The brain, as stated, is hardwired for processing visual input.1 Some scientists theorize that it goes back to our early homo sapiens days when being on the lookout for food or danger was imperative to survival. The human eye can notice movement at less than 10 ms.2 We see 10 million colors.3 People can recognize an image in 53 ms.4 Now as long as we don’t compare ourselves to eagles or dragonflies, who can differentiate a flicker from a constant 200 times better than we can5, we are doing pretty good in the seeing visual stimuli area. What’s more is that our brains actually help our eyes by seeing things that aren’t even there by completing an image or scene with what is missing, think: seeing into a yard when walking past a fence. Furthermore when it comes to processing images versus reading, we are a wee bit faster, thus another point in favor of graphic heavy reading material.

No wonder then that the popularity of manga, the Japanese long comic form, is growing and projected to continue growing by 18.7% in the US marketplace.6 This makes it a billion dollar industry. While digital reading growth far outpaces print reading, retailers and schools account for a major portion7 of getting manga into kids’ hands. And the demand will not stop any time soon.

Some believe that manga is a very different style of comic than American audiences are used to. McCloud states that, “The Japanese offer a vision of comics very different from our own.”8 But what makes manga different, isn’t that it’s from a foreign culture, but that it tells the story in a different way.

…narrative manga as a storytelling medium that depicts a story unfolding over multiple panels, generally without external narrative text and relying on transdiegetic content instead. What I mean by transdiegetic content is visual representations of phenomena that are themselves nonvisual— the most common being sound, usually represented by the aforementioned speech balloon.… Transdiegetic (“crossing the story world”) content depicts intradiegetic elements like sound and movement but does so in extradiegetic form, such as through speech balloons and motion lines. These devices represent sound and movement perceptible to story characters but do so in ways that are perceptible only to the reader…9

Additionally, award winning gaming journalist Gita Jackson explains that although manga has been around for centuries in Japan stemming from multiple influences (Table 1), in the USA “The mainstreaming has happened slowly but surely, but I think especially within the black community and the hip hop community” because it appeals to young people who “don't want to hear that the good guys are good and the bad guys are bad. They want to hear that it's kind of hard to be an adult, but that everyone has to deal with these difficult emotions. That kind of heightened reality, just in general appeals to young people.”10

1798

Santō Kyōden’s picture book Shiji no yukikai uses the word manga as

a verb meaning “to draw/sketch.”

1887

Parts of Wilhelm Busch’s Max und Moritz are published in Japanese

translation, providing a template for picture stories.

1891

Manga is first used to describe a (foreign) multipanel cartoon, by

Imaizumi Ippyō in the newspaper Jiji Shinpō.

1896

In the New York Journal, R. F. Outcault initiates a trend of using

sound images to ridicule the experience of hearing voices disconnected from human speakers for the first time in history. Other cartoonists follow suit.

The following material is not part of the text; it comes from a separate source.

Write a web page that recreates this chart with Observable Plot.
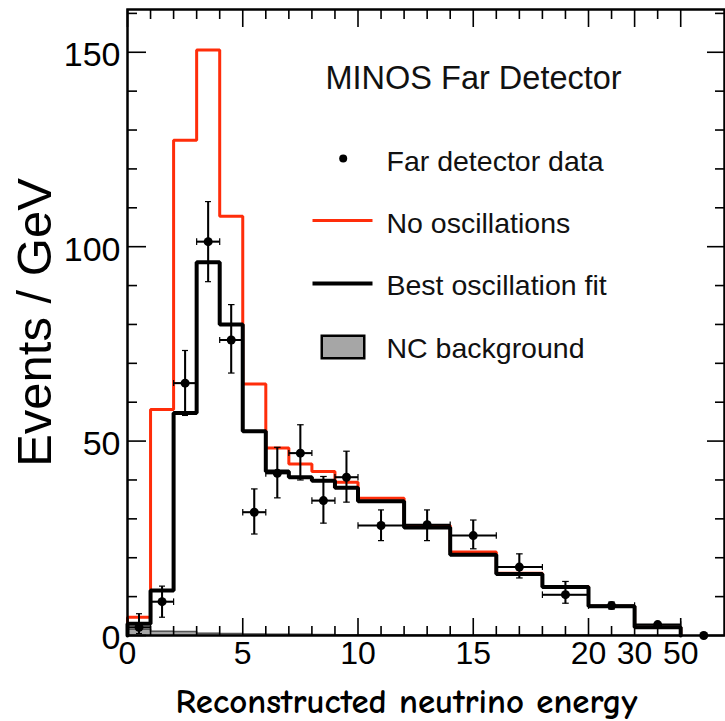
<!DOCTYPE html>
<html>
<head>
<meta charset="utf-8">
<script src="https://cdn.jsdelivr.net/npm/d3@7"></script>
<script src="https://cdn.jsdelivr.net/npm/@observablehq/plot@0.6"></script>
<style>
  html, body { margin: 0; padding: 0; background: #fff; }
  #chart { width: 725px; height: 721px; }
</style>
</head>
<body>
<div id="chart"></div>
<script>
// ---- Data ----
const binEdges = [0, 1, 2, 3, 4, 5, 6, 7, 8, 9, 10, 12, 14, 16, 18, 20, 30, 50]; // GeV
const noOscillations = [4.7, 58.1, 127.4, 150.6, 107.8, 64.7, 48.2, 44.1, 42.2, 39.4, 35.3, 28.3, 21.5, 16.0, 12.6, 7.5, 2.1];
const bestFit        = [3.0, 11.6, 57.2, 96.0, 80.0, 52.5, 42.2, 40.7, 39.8, 38.0, 34.5, 27.8, 20.8, 15.8, 12.5, 7.5, 2.1];
const ncBackground   = [1.6, 1.1, 1.0, 0.6, 0.5, 0.4, 0.3, 0.3, 0.25, 0.2, 0.2, 0.15, 0.1, 0.1, 0.1, 0.05, 0.02];

const dataLow     = [0, 1, 2, 3, 4, 5, 6, 7, 8, 9, 10, 12, 14, 16, 18, 20, 30, 50];
const dataHigh    = [1, 2, 3, 4, 5, 6, 7, 8, 9, 10, 12, 14, 16, 18, 20, 30, 50, 70];
const dataValues  = [2.1, 8.7, 64.9, 101.3, 76.0, 31.7, 41.7, 46.9, 34.7, 40.7, 28.3, 28.5, 25.7, 17.6, 10.5, 7.7, 2.8, 0];
const dataErrUp   = [3.5, 4.0, 8.4, 10.3, 9.1, 6.0, 6.7, 7.3, 6.2, 6.7, 4.0, 3.8, 4.0, 3.4, 3.4, 0.9, 0.5, 0];
const dataErrDown = [1.6, 4.0, 8.3, 10.3, 8.5, 5.6, 6.3, 6.9, 5.8, 6.4, 3.9, 4.1, 3.4, 2.8, 2.2, 0.9, 0.5, 0];

const xTickValues = [0, 5, 10, 15, 20, 30, 50];
const xMinorValues = [1,2,3,4,6,7,8,9,11,12,13,14,16,17,18,19,25,40];
const yTickValues = [0, 50, 100, 150];
const yMinorValues = [10,20,30,40,60,70,80,90,110,120,130,140,160];

const titleText = "MINOS Far Detector";
const legendLabels = ["Far detector data", "No oscillations", "Best oscillation fit", "NC background"];
const xTitle = "Reconstructed neutrino energy";
const yTitle = "Events / GeV";

// ---- Axis layout: linear up to 20 GeV, compressed above ----
const toDisp = d3.scaleLinear().domain([0, 20, 30, 50, 70]).range([0, 20, 22, 24, 26]);

function histPoints(values) {
  const n = values.length;
  const pts = [{x: toDisp(binEdges[0]), y: 0}];
  values.forEach((v, i) => pts.push({x: toDisp(binEdges[i]), y: v}));
  pts.push({x: toDisp(binEdges[n]), y: values[n - 1]});
  pts.push({x: toDisp(binEdges[n]), y: 0});
  return pts;
}

const points = dataValues.map((v, i) => ({
  lo: toDisp(dataLow[i]), hi: toDisp(dataHigh[i]),
  x: toDisp((dataLow[i] + dataHigh[i]) / 2),
  y: v, yUp: v + dataErrUp[i], yDown: v - dataErrDown[i],
  bars: dataErrUp[i] > 0
}));
const withBars = points.filter(d => d.bars);

const RED = "#ff2d0a";
const W = 725, H = 721, ML = 127, MR = 1, MT = 9, MB = 86;
const PW = W - ML - MR, PH = H - MT - MB;
const sans = "'Liberation Sans', Arial, Helvetica, sans-serif";

const chart = Plot.plot({
  width: W, height: H,
  marginLeft: ML, marginRight: MR, marginTop: MT, marginBottom: MB,
  x: {domain: [0, 25.9]},
  y: {domain: [0, 161]},
  style: {fontFamily: sans, background: "white", color: "black", overflow: "visible"},
  marks: [
    // NC background
    Plot.areaY(histPoints(ncBackground), {x: "x", y: "y", curve: "step-after", fill: "#a6a6a6"}),
    Plot.line(histPoints(ncBackground), {x: "x", y: "y", curve: "step-after", stroke: "#555", strokeWidth: 1.5, strokeLinejoin: "miter"}),
    // No oscillations
    Plot.line(histPoints(noOscillations), {x: "x", y: "y", curve: "step-after", stroke: RED, strokeWidth: 3, strokeLinejoin: "miter"}),
    // Best fit
    Plot.line(histPoints(bestFit), {x: "x", y: "y", curve: "step-after", stroke: "black", strokeWidth: 4, strokeLinejoin: "miter"}),
    // Error bars
    Plot.link(withBars, {x1: "x", x2: "x", y1: "yDown", y2: "yUp", stroke: "black", strokeWidth: 2}),
    Plot.link(withBars, {x1: "lo", x2: "hi", y1: "y", y2: "y", stroke: "black", strokeWidth: 2}),
    Plot.link(withBars, {x1: "x", x2: "x", y1: "yDown", y2: "yUp", stroke: "black", strokeWidth: 1.1, markerStart: "tick", markerEnd: "tick"}),
    Plot.link(withBars, {x1: "lo", x2: "hi", y1: "y", y2: "y", stroke: "black", strokeWidth: 1.1, markerStart: "tick", markerEnd: "tick"}),
    Plot.dot(points, {x: "x", y: "y", r: 4.5, fill: "black"}),
    // Frame
    Plot.frame({stroke: "black", strokeWidth: 2.5}),
    // Inward ticks: bottom/top
    Plot.ruleX(xTickValues.map(toDisp), {x: d => d, insetTop: PH - 17, strokeWidth: 1.6}),
    Plot.ruleX(xMinorValues.map(toDisp), {x: d => d, insetTop: PH - 9, strokeWidth: 1.6}),
    Plot.ruleX(xTickValues.map(toDisp), {x: d => d, insetBottom: PH - 18, strokeWidth: 1.6}),
    Plot.ruleX(xMinorValues.map(toDisp), {x: d => d, insetBottom: PH - 10, strokeWidth: 1.6}),
    // Inward ticks: left/right
    Plot.ruleY(yTickValues, {y: d => d, insetRight: PW - 19, strokeWidth: 1.6}),
    Plot.ruleY(yMinorValues, {y: d => d, insetRight: PW - 10, strokeWidth: 1.6}),
    Plot.ruleY(yTickValues, {y: d => d, insetLeft: PW - 17, strokeWidth: 1.6}),
    Plot.ruleY(yMinorValues, {y: d => d, insetLeft: PW - 9, strokeWidth: 1.6}),
    // Tick labels
    Plot.axisX({ticks: xTickValues.map(toDisp), tickFormat: d => String(Math.round(toDisp.invert(d))), tickSize: 0, tickPadding: 6, fontSize: 32, label: null}),
    Plot.axisY({ticks: yTickValues, tickSize: 0, tickPadding: 7, fontSize: 34, dy: 3, label: null}),
    // Axis titles
    Plot.text([yTitle], {frameAnchor: "left", dx: -92.5, rotate: -90, fontSize: 49, textAnchor: "middle", lineAnchor: "middle"}),
    Plot.text([xTitle], {frameAnchor: "bottom", dx: -19.5, dy: 66, fontSize: 35, fontWeight: "bold", textAnchor: "middle", lineAnchor: "middle", fontFamily: "'Comic Sans MS', 'Comic Neue', 'DejaVu Sans', sans-serif"}),
    // Legend
    Plot.text([titleText], {frameAnchor: "top-left", dx: 198, dy: 56, fontSize: 32.5, textAnchor: "start", lineAnchor: "top", fill: "#111"}),
    ...legendLabels.map((label, i) =>
      Plot.text([label], {frameAnchor: "top-left", dx: 259, dy: 141 + i * 62.3, fontSize: 28.5, textAnchor: "start", lineAnchor: "top", fill: "#111"})),
    Plot.dot([legendLabels[0]], {frameAnchor: "top-left", dx: 215.7, dy: 149, r: 4, fill: "black"}),
    Plot.frame({fill: RED, stroke: null, insetLeft: 185, insetRight: 352, insetTop: 209.5, insetBottom: 413.5}),
    Plot.frame({fill: "black", stroke: null, insetLeft: 185, insetRight: 352, insetTop: 272, insetBottom: 350}),
    Plot.frame({fill: "#a6a6a6", stroke: "black", strokeWidth: 2.5, insetLeft: 194.25, insetRight: 360.25, insetTop: 326.25, insetBottom: 277.25})
  ]
});

document.getElementById("chart").appendChild(chart);

// stretch the x title to the reference width
chart.querySelectorAll("text").forEach(t => {
  if (t.textContent === xTitle) {
    t.setAttribute("textLength", "462");
    t.setAttribute("lengthAdjust", "spacingAndGlyphs");
  }
});
</script>
</body>
</html>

[Think: transdiegetic sound or onomatopoeia]

1902

Kitazawa Rakuten becomes the Jiji Shinpō’s manga editor and starts a regular cartoon and graphic narrative section called Jiji Manga. Manga begins to replace Ponchi-e as the most common word for contemporaneous humorous drawings and starts to also describe picture stories.

Table 1: Manga Becomes a Thing Timeline

adapted from Exner’s BRIEF CHRONOLOGY in Comics and the Origins of Manga: A Revisionist History11

Since manga is mostly images and sound, no or little narration, the transition to anime was flawless. In a sense manga is the script + storyboard and anime is the animation of that. Still, the popularity of anime and manga has opened up the world of graphic novels to many young readers and in a time where almost all media consumed has a visual component, the time has come to embrace picture books across all reading levels, grades, and ages!

All of this is to say that the idea that reading images to tell a story may not be something we should leave behind as quickly as we do, culturally speaking. Especially for struggling readers, readers whose first language is not that of the text, or readers with disabilities, reading images via the GN may be a wonderful foot in the door for both learning the skill of reading and coming to love it. That is not to say that graphic novels are necessarily easy or easier than prose novels as Rodríguez-Astacio and Low explain, “comics are complex multimodal texts in their own right. Within its gaps, the medium affords readers opportunities to dwell in liminal spaces, to interpret deep issues and themes, and to coauthor meaning about what it is to be(long) in an ever-transitioning world.”12 It is to say that students can process the images they see to tell a story regardless if they can read the text and for some students that is the difference between being a part of the discussion and not, being engaged in the story or putting their head down, and feeling like they understand and feeling left out. Graphic novels can help students understand very complex ideas and concepts in a way that is more appealing than the standard textbook or novel.13 In this curriculum unit, teachers and students can use the graphic novel YNI Meta of Manga DIY to create supplemental GN to books they are reading or completely original works, both of which will help engage and connect students to text by visiting these Slides:

https://docs.google.com/presentation/d/e/2PACX-1vShbAvRaOjVRUY6OIud9pUizo-HxHeyM4m-l82isxT1N3REyx3lqs_pViFg5YXBG0hQ46_D1lqfuN40/pub?start=false&loop=false&delayms=60000

I have been an urban educator for over 20 years. Kids in the city face numerous challenges outside of the classroom, from hunger to violence to poverty to lack of mental health services, and when they step into a school, it behooves educators to use all the tools in their arsenal to help those students achieve their fullest potential. Might it be that graphic narratives could aid in that goal? Could it be that GN is the logical next step in our curriculum development? For students that don’t struggle, can’t GN stimulating the visual cortex as well as the temporal-occipital cortex while reading be a bonus?